HB. Avec la ministre de la Justice nous avons un vrai problème d’écoute et une totale déconnexion par rapport à la réalité du terrain. Récemment, lundi 6 avril, Madame Belloubet nous a assuré « que tout allait mieux, que les choses s’amélioraient » alors que dans les juridictions nous n’avons toujours pas de masques et peu de gel hydroalcoolique. Certains greffiers ont le sentiment d’avoir été envoyés au casse-pipe en allant travailler dans leur tribunal et ils estiment qu’il est difficile de rendre Justice « sans voir personne ». Nous sommes en outre très inquiets pour nos collègues de la pénitentiaire. Quel est votre sentiment ?

JJU. Honnêtement, gouverner c’est compliqué et, dans des périodes exceptionnelles, cette complexité est nécessairement encore plus intense. Aussi comme je ne dispose d’aucune information pour étayer une appréciation sur ce que vivent les personnels des juridictions, je ne vous dirais rien. Cela ne serait utile à personne. Par contre, comme universitaire enseignant les libertés publiques, je ne suis pas rassuré par la période. Il faut souhaiter que le grand dérangement introduit par l’état d’urgence sanitaire dans les droits fondamentaux ne soit que d’une brève durée et sans séquelles. Mais les mauvaises habitudes se prennent vite et la presse fait déjà état d’atteintes préoccupantes aux libertés collectives.

HB. Nous travaillons déjà sur le déconfinement car nous devons être vigilants sur ces atteintes aux libertés. Il ne faudrait pas que l’état d’urgence devienne la règle. Qu’en pense le professeur de Droits et l’ancien Garde des Sceaux ?

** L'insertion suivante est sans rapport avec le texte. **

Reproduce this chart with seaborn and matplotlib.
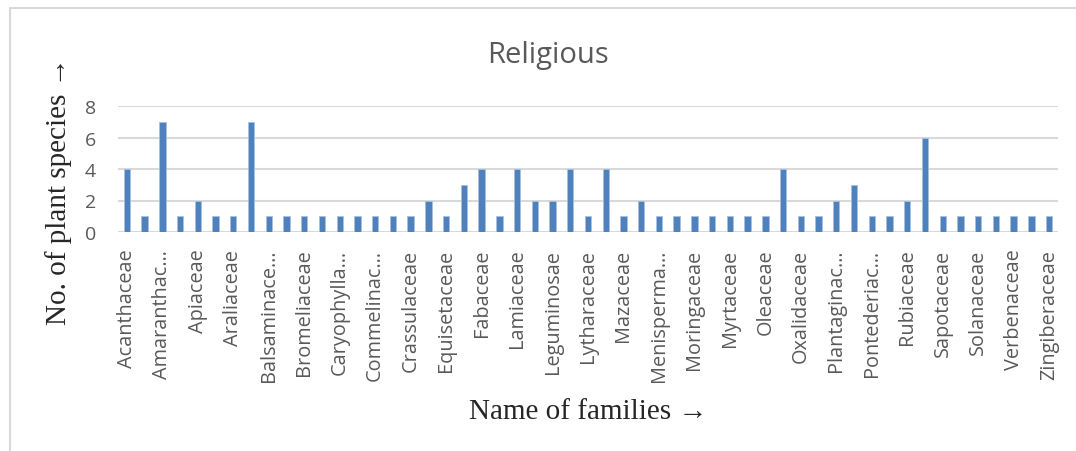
import matplotlib
matplotlib.use("Agg")
import matplotlib.pyplot as plt
import seaborn as sns
from matplotlib.lines import Line2D

# plant families (every other one is labelled on the axis)
families = [
    "Acanthaceae", "Acoraceae", "Amaranthaceae", "Anacardiaceae", "Apiaceae",
    "Apocynaceae", "Araliaceae", "Arecaceae", "Balsaminaceae", "Bignoniaceae",
    "Bromeliaceae", "Cactaceae", "Caryophyllaceae", "Combretaceae", "Commelinaceae",
    "Convolvulaceae", "Crassulaceae", "Cucurbitaceae", "Equisetaceae", "Euphorbiaceae",
    "Fabaceae", "Gentianaceae", "Lamiaceae", "Lauraceae", "Leguminosae",
    "Liliaceae", "Lytharaceae", "Malvaceae", "Mazaceae", "Meliaceae",
    "Menispermaceae", "Moraceae", "Moringaceae", "Musaceae", "Myrtaceae",
    "Nelumbonaceae", "Oleaceae", "Orchidaceae", "Oxalidaceae", "Pandanaceae",
    "Plantaginaceae", "Poaceae", "Pontederiaceae", "Ranunculaceae", "Rubiaceae",
    "Rutaceae", "Sapotaceae", "Scrophulariaceae", "Solanaceae", "Theaceae",
    "Verbenaceae", "Vitaceae", "Zingiberaceae",
]
species = [
    4, 1, 7, 1, 2, 1, 1, 7, 1, 1,
    1, 1, 1, 1, 1, 1, 1, 2, 1, 3,
    4, 1, 4, 2, 2, 4, 1, 4, 1, 2,
    1, 1, 1, 1, 1, 1, 1, 4, 1, 1,
    2, 3, 1, 1, 2, 6, 1, 1, 1, 1,
    1, 1, 1,
]
tick_labels = [
    "Acanthaceae", "Amaranthac…", "Apiaceae", "Araliaceae", "Balsaminace…",
    "Bromeliaceae", "Caryophylla…", "Commelinac…", "Crassulaceae", "Equisetaceae",
    "Fabaceae", "Lamiaceae", "Leguminosae", "Lytharaceae", "Mazaceae",
    "Menisperma…", "Moringaceae", "Myrtaceae", "Oleaceae", "Oxalidaceae",
    "Plantaginac…", "Pontederiac…", "Rubiaceae", "Sapotaceae", "Solanaceae",
    "Verbenaceae", "Zingiberaceae",
]

sns.set_style("white")
plt.rcParams['font.family'] = ['Open Sans', 'DejaVu Sans']

fig = plt.figure(figsize=(10.76, 4.52), dpi=100)
ax = fig.add_axes([118/1076, 1 - 233/452, 940/1076, 126/452])

sns.barplot(x=families, y=species, color="#4F81BD", width=0.36,
            saturation=1, edgecolor="#A9C1E0", linewidth=0.6, ax=ax, zorder=3)

ax.set_ylim(0, 8)
ax.set_yticks([0, 2, 4, 6, 8])
ax.grid(axis="y", color="#D9D9D9", linewidth=1.5, zorder=0)
ax.grid(axis="x", visible=False)
for s in ax.spines.values():
    s.set_visible(False)

ax.set_xticks(range(0, len(families), 2))
ax.set_xticklabels(tick_labels, rotation=90, va="top", ha="center")
ax.tick_params(axis="x", length=0, pad=12, labelsize=14.3, labelcolor="#595959")
ax.tick_params(axis="y", length=0, pad=16, labelsize=14, labelcolor="#595959")

serif = ['Liberation Serif', 'DejaVu Serif']
ax.set_ylabel("No. of plant species →", family=serif, fontsize=21)
ax.yaxis.set_label_coords(-0.049, 0.33)
ax.set_xlabel("Name of families →", family=serif, fontsize=21, labelpad=12)

fig.text(548/1076, 1 - 55/452, "Religious", ha="center", va="center",
         fontsize=21, color="#595959")

# chart frame (top and left edges visible)
fig.add_artist(Line2D([10/1076, 1], [1 - 9/452] * 2, color="#D9D9D9", lw=1.5))
fig.add_artist(Line2D([10/1076] * 2, [0, 1 - 9/452], color="#D9D9D9", lw=1.5))

fig.savefig("out.png", dpi=100)
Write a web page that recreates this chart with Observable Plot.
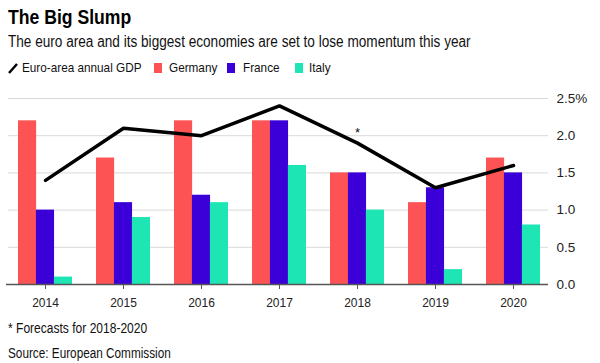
<!DOCTYPE html>
<html><head><meta charset="utf-8">
<script src="https://cdn.jsdelivr.net/npm/d3@7"></script>
<script src="https://cdn.jsdelivr.net/npm/@observablehq/plot@0.6"></script>
<style>
body{margin:0;background:#fff;font-family:"Liberation Sans",Arial,sans-serif;color:#111;}
#wrap{position:relative;width:600px;height:363px;overflow:hidden;background:#fff}
.t{position:absolute;left:8px;white-space:nowrap;transform-origin:0 50%}
#title{top:4px;font-size:20px;font-weight:bold;line-height:26px;color:#000;transform:scaleX(0.88)}
#sub{top:30px;font-size:16px;line-height:24px;color:#111;transform:scaleX(0.85)}
.lg{position:absolute;top:57px;height:22px;line-height:22px;font-size:13.5px;color:#111;white-space:nowrap;transform-origin:0 50%;transform:scaleX(0.87)}
.sw{position:absolute;top:63px;width:8px;height:10px}
#chart{position:absolute;left:0;top:82px}
#note{top:317px;font-size:14px;line-height:22px;transform:scaleX(0.86)}
#src{top:342px;font-size:14px;line-height:22px;transform:scaleX(0.84)}
</style></head>
<body><div id="wrap">
<div class="t" id="title">The Big Slump</div>
<div class="t" id="sub">The euro area and its biggest economies are set to lose momentum this year</div>
<div id="legend"></div>
<div id="chart"></div>
<div class="t" id="note">* Forecasts for 2018-2020</div>
<div class="t" id="src">Source: European Commission</div>
</div>
<script>
const years = ["2014","2015","2016","2017","2018","2019","2020"];
const euroGDP = [1.4, 2.1, 2.0, 2.4, 1.9, 1.3, 1.6];
const germany = [2.2, 1.7, 2.2, 2.2, 1.5, 1.1, 1.7];
const france  = [1.0, 1.1, 1.2, 2.2, 1.5, 1.3, 1.5];
const italy   = [0.1, 0.9, 1.1, 1.6, 1.0, 0.2, 0.8];
const seriesNames = ["Germany","France","Italy"];
const seriesColors = ["#fd5354","#3b00d8","#1de6b4"];
const lineLabel = "Euro-area annual GDP";
const yTicks = [0, 0.5, 1, 1.5, 2, 2.5];
const forecastYear = "2018";

const W = 600, H = 232, mL = 6, mR = 48, mT = 16, mB = 30;
const padIn = 0.31, padOut = 0.155;
const step = (W - mL - mR) / (years.length - padIn + 2 * padOut);
const bw = step * (1 - padIn);
const third = bw / 3;

const seriesVals = [germany, france, italy];
const barMarks = seriesVals.map((vals, k) =>
  Plot.barY(years.map((y, i) => ({year: y, value: vals[i]})), {
    x: "year", y: "value", fill: seriesColors[k],
    insetLeft: k * third, insetRight: (2 - k) * third
  })
);
const gdpRows = years.map((y, i) => ({year: y, gdp: euroGDP[i]}));

const chart = Plot.plot({
  width: W, height: H,
  marginLeft: mL, marginRight: mR, marginTop: mT, marginBottom: mB,
  style: {fontFamily: "'Liberation Sans', Arial, sans-serif", color: "#222", background: "#fff"},
  x: {domain: years, paddingInner: padIn, paddingOuter: padOut, label: null},
  y: {domain: [0, 2.5], label: null},
  marks: [
    Plot.ruleY(yTicks.filter(d => d > 0), {stroke: "#d9d9d9", strokeWidth: 1, insetLeft: 2, insetRight: 4}),
    ...barMarks,
    Plot.ruleY([0], {stroke: "#555", strokeWidth: 1.5, insetRight: 4}),
    Plot.axisX({tickSize: 5, tickPadding: 9, fontSize: 12, stroke: "#555", label: null}),
    Plot.axisY({anchor: "right", ticks: yTicks, tickSize: 0, tickPadding: 4, fontSize: 13.5,
      tickFormat: d => d === 2.5 ? "2.5%" : d.toFixed(1), label: null}),
    Plot.line(gdpRows, {x: "year", y: "gdp", stroke: "#000", strokeWidth: 3.5, strokeLinejoin: "miter"}),
    Plot.text(gdpRows.filter(d => d.year === forecastYear), {x: "year", y: "gdp", text: () => "*", dy: -10, fontSize: 13, fill: "#111"})
  ]
});
document.getElementById("chart").appendChild(chart);

const lg = document.getElementById("legend");
const swX = [154, 227, 295];
const txX = [169, 243, 309];
lg.innerHTML = `<svg style="position:absolute;left:8px;top:62px" width="10" height="12"><line x1="1" y1="11" x2="9" y2="2" stroke="#000" stroke-width="2.5"/></svg>` +
  `<div class="lg" style="left:22px">${lineLabel}</div>` +
  seriesNames.map((n, k) => `<span class="sw" style="left:${swX[k]}px;background:${seriesColors[k]}"></span><div class="lg" style="left:${txX[k]}px">${n}</div>`).join("");
</script>
</body></html>
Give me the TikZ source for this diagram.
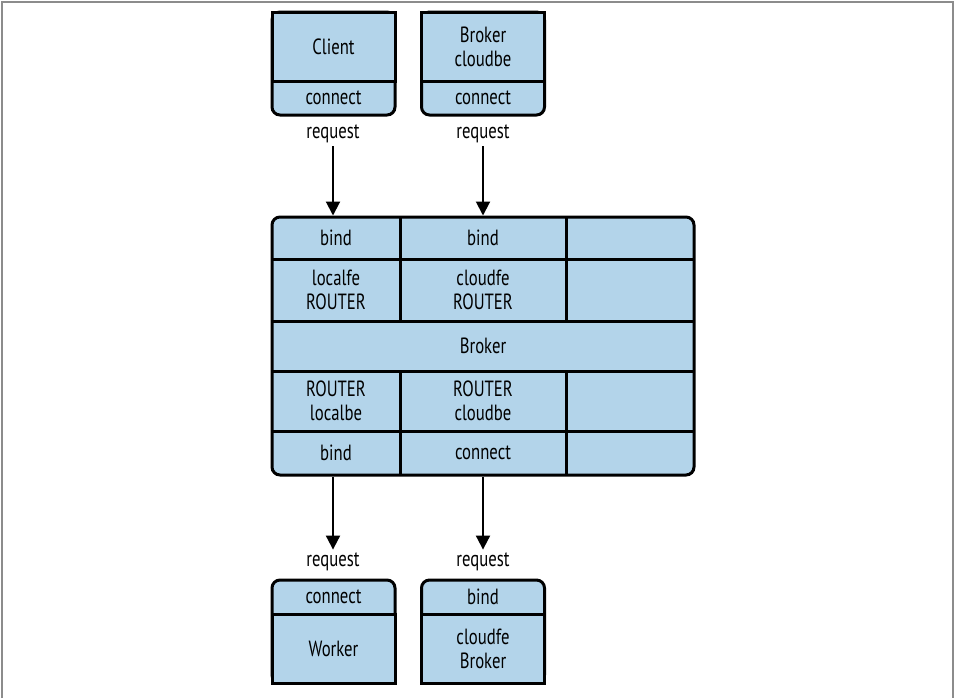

JJU. Tout d’abord, je regrette que la loi du 23 mars 2020 n’ait pas été déférée au Conseil Constitutionnel. Le Premier ministre, le Président de l’Assemblée Nationale et le Président du Sénat auraient dû le faire. De surcroît, sur son fondement, près de 40 ordonnances ont été prises en quelques semaines. Or, bien des difficultés semblent provenir justement de ces textes rédigés hors la vue du Parlement. D’où la nécessité, d’avoir des contre-pouvoirs terriblement exigeants. Je n’en connais que trois dans l’action publique. Le premier, c’est le Parlement : Clémenceau, alors président de la commission de la défense du Sénat avait imposé, pendant la bataille de Verdun, en février 2016, au Grand quartier général (comme on disait à l’époque) des visites de parlementaires dans la zone de l’avant, c’est à dire qu’ils descendaient dans les tranchées vérifier les armements et la qualité des munitions des Poilus. Voilà un contrôle parlementaire sérieux en temps de guerre ! Aujourd’hui, l’Assemblée n’est, pour le moment, pas à la hauteur. Entendre le Premier ministre et ses ministres de l’Intérieur et de la Justice, cela peut être intéressant, mais les atteintes aux libertés n’ont pas lieu dans l’enceinte du Palais Bourbon ! Deuxième contrôleur possible : les juges. Et là encore, pour le moment, c’est plutôt l’expectative qui domine. Quand je lis la décision du Conseil d’Etat sur l’ordonnance du 25 mars sur la prolongation des détentions provisoires, j’aurais aimé que le juge administratif cherche à mieux nous convaincre qu’il n’y avait pas de problèmes en mettant l’affaire à l’instruction et en convoquant une audience avant de statuer. Dernier contre-pouvoir : la presse. Aujourd’hui confinée, comme vous et moi, elle voit sa capacité d’investigation réduite. Il faudrait attendre encore, mais pendant ce temps les atteintes auront été portées ! Au fond, pour éviter toutes métastases venant de l’état d’urgence sanitaire, le Premier ministre devrait prendre l’engagement que, le calme revenu, il ne proposera pas une nouvelle loi inspirée de cette épreuve.